In his election campaign Premier Campbell promised a 5% reduction in
higher education tuition, but instead has delivered steep increases. In
the last two years tuition fees have increased by more than 80% at B.C.
universities and by 100 percent at B.C. colleges. If tuition had risen
by the rate of inflation since 1995 the average university student
would be paying $2,907, rather than the current $4,735. (It is even
worse for international students, who are paying up to five times as
much as Canadian students. One recent report described international
students at the University of British Columbia who were having to work
illegal jobs and sift garbage for food to make ends meet.)
At the same time, provincial government funding per full-time
post-secondary student fell by 9%, government support for postsecondary
education in the province is at its lowest level in B.C. since the
1950s.
The cuts to public education funding in a time of plenty seems are much
more than an absurdity. As in the US, the current situation in B.C. is
a reflection of neoliberalism—the policies and processes that permit a
handful of private interests to control as much as possible of social
life in order to maximize their personal profit.
Embraced by parties across the political spectrum neoliberalism is
characterized by social and economic policies shaped in the interests
of wealthy investors and large corporations. The free market, private
enterprise, consumer choice, entrepreneurial initiative, and government
deregulation are fundamental principles driving the attack on public
education across North America.
The Vancouver based Fraser Institute is leading the charge in the war
on public schools in Canada and has close ties to the US Business
Roundtable, Manhattan Institute, Olin and Thomas B. Fordham
Foundations, all of which are players in the assaults on public schools
in the US.
On a recent visit to Vancouver public schools, historian John Ralston
Saul (spouse of Canada’s Governor General Adrienne Clarkson) observed
that the erosion of public school funding was a direct threat to
democracy in Canada.
Saul offered an assessment reminiscent the “manufactured crisis” in the
pre-NCLB United States: “Over the last ten years to 15 years there has
been a growing chorus, an orchestrated chorus, a bad Greek chorus of a
phony tragedy, claiming that there is a failure, and that this is a
failure of public education, of the economy — that there are too many
taxes.”
Canadians are being presented with public policies that will result in
the kinds of inequities and perversions that neoliberal policies such
as NCLB as created in US public schools. Saul warned his Vancouver
audience that “our neighbor chose to go to an elite education, which is
increasingly divided from the public system, and it makes [Americans]

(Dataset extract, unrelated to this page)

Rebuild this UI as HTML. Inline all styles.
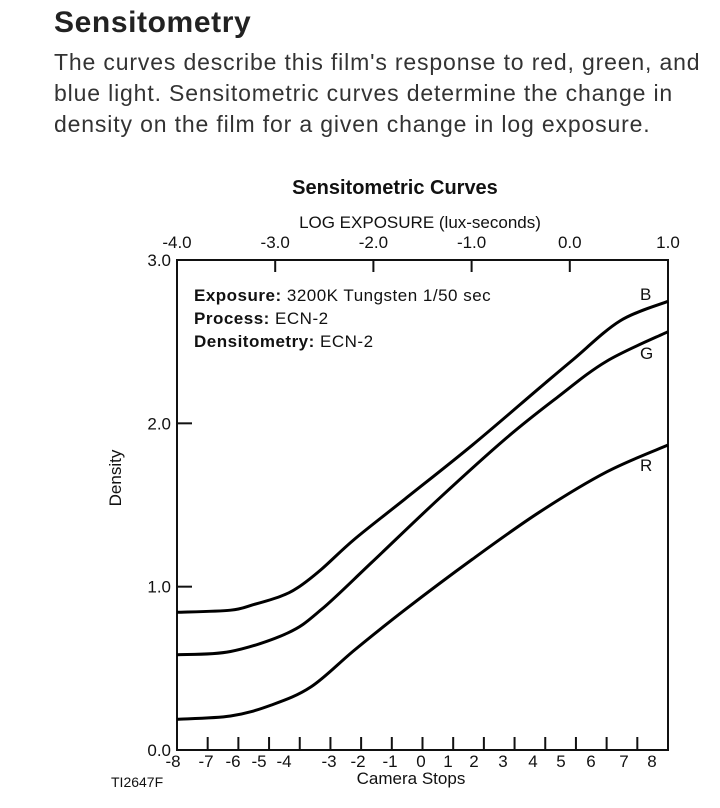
<!DOCTYPE html>
<html><head><meta charset="utf-8"><style>
html,body{margin:0;padding:0;background:#fff;width:720px;height:808px;overflow:hidden}
.h{position:absolute;left:54px;top:6px;font:bold 30px "Liberation Sans",sans-serif;letter-spacing:0.6px;color:#222;margin:0}
.p{position:absolute;left:54px;top:47px;width:666px;font:23px/31px "Liberation Sans",sans-serif;letter-spacing:0.85px;color:#333;margin:0}
svg{position:absolute;left:0;top:0}
svg text{font-family:"Liberation Sans",sans-serif;fill:#111}
</style></head><body>
<h1 class="h">Sensitometry</h1>
<p class="p">The curves describe this film's response to red, green, and blue light. Sensitometric curves determine the change in density on the film for a given change in log exposure.</p>
<svg id="chart" width="720" height="808"></svg>
<script>
const logExp = [-4.0,-3.455,-3.216,-2.95,-2.77,-2.53,-2.19,-1.676,-0.992,-0.31,0.035,0.514,1.0];
const bDensity = [0.843,0.856,0.891,0.94,0.994,1.106,1.292,1.538,1.867,2.216,2.391,2.628,2.747];
const gLogExp = [-4.0,-3.455,-2.874,-2.53,-2.018,-1.334,-0.65,-0.136,0.377,1.0];
const gDensity = [0.583,0.603,0.716,0.86,1.148,1.538,1.908,2.155,2.381,2.561];
const rLogExp = [-4.0,-3.455,-3.045,-2.634,-2.19,-1.676,-0.992,-0.31,0.377,1.0];
const rDensity = [0.188,0.208,0.274,0.387,0.613,0.86,1.168,1.456,1.703,1.867];
const topTicks = [-4.0,-3.0,-2.0,-1.0,0.0,1.0];
const yTicks = [0.0,1.0,2.0,3.0];
const stopLabels = [-8,-7,-6,-5,-4,-3,-2,-1,0,1,2,3,4,5,6,7,8];

const L=177,R=668,T=260,B=750;
const xS=v=>L+(v+4)/5*(R-L);
const yS=v=>B-v/3*(B-T);
const svg=document.getElementById('chart');
const NS='http://www.w3.org/2000/svg';
function mk(tag,attrs,parent){const e=document.createElementNS(NS,tag);for(const k in attrs)e.setAttribute(k,attrs[k]);(parent||svg).appendChild(e);return e;}
function txt(s,attrs){const e=mk('text',attrs);e.textContent=s;return e;}

let t=txt('Sensitometric Curves',{x:395,y:194,'text-anchor':'middle','font-size':20,'font-weight':'bold'});

t=txt('LOG EXPOSURE (lux-seconds)',{x:420,y:228,'text-anchor':'middle','font-size':17});

t=txt('Density',{x:0,y:0,'text-anchor':'middle','font-size':17,transform:'translate(121,478) rotate(-90)'});

t=txt('Camera Stops',{x:411,y:784,'text-anchor':'middle','font-size':17});

t=txt('TI2647F',{x:111,y:787,'font-size':14});


let box=mk('rect',{x:L,y:T,width:R-L,height:B-T,fill:'none',stroke:'#111','stroke-width':2});


topTicks.forEach(v=>{
  const x=xS(v);
  if(v>-4&&v<1){const l=mk('line',{x1:x,y1:T,x2:x,y2:T+12,stroke:'#111','stroke-width':2});}
  const e=txt(v.toFixed(1),{x:x,y:248,'text-anchor':'middle','font-size':17});
  
});
yTicks.forEach(v=>{
  const y=yS(v);
  if(v>0&&v<3){const l=mk('line',{x1:L,y1:y,x2:L+15,y2:y,stroke:'#111','stroke-width':2});}
  const e=txt(v.toFixed(1),{x:171,y:y+6,'text-anchor':'end','font-size':17});
  
});
const stopTickStep=(R-L)/16;
for(let i=1;i<16;i++){
  const x=L+i*stopTickStep;
  const l=mk('line',{x1:x,y1:B,x2:x,y2:B-13,stroke:'#111','stroke-width':2});
  
}
const stopLabelX=[173,206,233,259,284,329,358,390,421,448,474,503,533,561,591,624,652];
stopLabels.forEach((s,i)=>{
  const e=txt(String(s),{x:stopLabelX[i],y:767,'text-anchor':'middle','font-size':17});
  
});

function path(xs,ys){
  const p=xs.map((v,i)=>[xS(v),yS(ys[i])]);
  let d='M'+p[0][0]+','+p[0][1];
  for(let i=0;i<p.length-1;i++){
    const p0=p[i-1]||p[i],p1=p[i],p2=p[i+1],p3=p[i+2]||p2;
    d+=' C'+(p1[0]+(p2[0]-p0[0])/6)+','+(p1[1]+(p2[1]-p0[1])/6)+' '+(p2[0]-(p3[0]-p1[0])/6)+','+(p2[1]-(p3[1]-p1[1])/6)+' '+p2[0]+','+p2[1];
  }
  return d;
}
let c=mk('path',{d:path(logExp,bDensity),fill:'none',stroke:'#000','stroke-width':3});

c=mk('path',{d:path(gLogExp,gDensity),fill:'none',stroke:'#000','stroke-width':3});

c=mk('path',{d:path(rLogExp,rDensity),fill:'none',stroke:'#000','stroke-width':3});


t=txt('B',{x:640,y:300,'font-size':17});
t=txt('G',{x:640,y:359,'font-size':17});
t=txt('R',{x:640,y:471,'font-size':17});

const notes=[['Exposure:',' 3200K Tungsten 1/50 sec',301],['Process:',' ECN-2',324],['Densitometry:',' ECN-2',347]];
notes.forEach(n=>{
  const e=mk('text',{x:194,y:n[2],'font-size':17,'letter-spacing':0.5});
  
  const a=mk('tspan',{'font-weight':'bold'},e);a.textContent=n[0];
  const b=mk('tspan',{},e);b.textContent=n[1];
});
</script>
</body></html>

more and more like the old Britain, which was a class-based society.”
In the end, whether or not the savage inequalities of neoliberalism —
which define US/Canadian relations as well as approaches to school
reform across North America — will be overcome depends on how people
organize, respond, learn, and teach in schools.
Teachers and educational leaders need to link their own interests in
the improvement of teaching and learning to a broad-based movement for
social, political, and economic justice, and work together for the
democratic renewal of public life and public education across North
America. The resistance network in the US is well-established and now
is the time to start thinking globally and building international
alliances because the forces that threaten free, high-quality,
inclusive public education know no boundaries.